A jailhouse drug pipeline that allegedly ran through Hermosa Beach got shut down before a single package reached inmate housing, according to Los Angeles County Sheriff’s investigators. Detectives say they intercepted narcotics sent by mail to county jail inmates, then hit a Hermosa Beach residence with a search warrant, arresting two people tied to the scheme. A 43-year-old woman accused of mailing the packages was cited and released, while a 55-year-old man was booked and remains in custody. Investigators say the smuggled drugs were traced to the U.S. Postal Service and stopped en route.
Investigation and arrests
The Sheriff’s Custody Services Division launched the investigation after spotting contraband headed toward inmates, and the department’s Organized Gang Task Force followed up with a warrant at the Hermosa Beach home, according to NBC Los Angeles. The outlet reports deputies intercepted the narcotics before they reached the jail system and identified the smuggling method as moving drugs through the United States Postal Service. Officials have not yet released specific charges, saying the probe is still active.

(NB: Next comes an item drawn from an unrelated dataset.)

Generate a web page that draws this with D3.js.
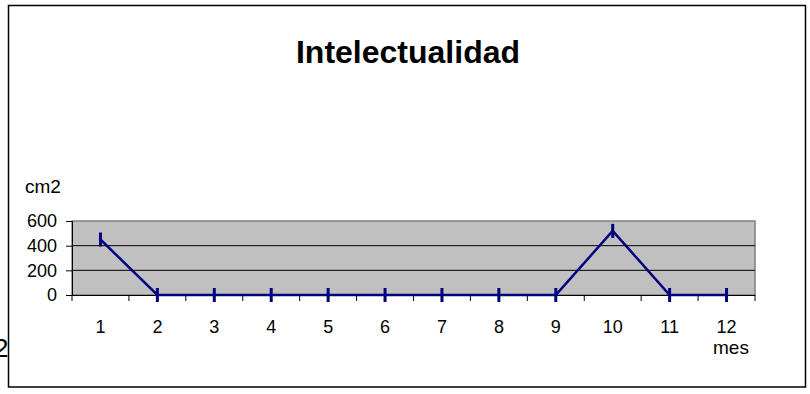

What the county is doing to stop mail smuggling
A report to the Board of Supervisors from the Sheriff’s Department describes a multi-pronged approach that ranges from a consolidated mailroom to upgraded scanners and K‑9 teams, all aimed at keeping fentanyl and other narcotics out of county lockups, a Los Angeles County report shows. The document notes the department has purchased 17 replacement body scanners, installed property scanners at the Pitchess visiting center and, since centralizing mail operations, intercepted more than 700 pieces of mail suspected of hiding drugs. It also recommends rolling out electronic tablets and a digital mail system to cut down on physical mail that can be altered or laced.
Narcan and the danger of mailed drugs
The Sheriff’s Department says every deputy carries naloxone (Narcan), and the overdose-reversing drug is stocked in inmate housing areas, a key part of the agency’s risk-mitigation strategy noted by NBC Los Angeles. Still, county officials and department reports warn that even tiny amounts of fentanyl or drug-contaminated mail can trigger life-threatening exposures in the tight quarters of a jail.
Smuggling cases underline the problem
The Hermosa Beach arrests echo earlier jail smuggling cases, including a 2025 prosecution in which a sheriff’s deputy was accused of trying to bring heroin into a North County facility, highlighting how trafficking can involve everything from staff collusion to postal deliveries. The Los Angeles Times reported on that case, and investigators say the broader pattern shows the department needs both old-school enforcement and new tech to keep contraband out.
What comes next
Detectives say the Hermosa Beach investigation is ongoing, with prosecutors set to review the evidence as investigators chase down additional leads tied to the intercepted mail and the search warrant. The county report also notes the Sheriff’s Department is seeking funding to expand mail-scanning equipment and to test a tablet-based electronic mail system, changes officials argue could sharply cut the odds that contraband slips into jail through the postal route.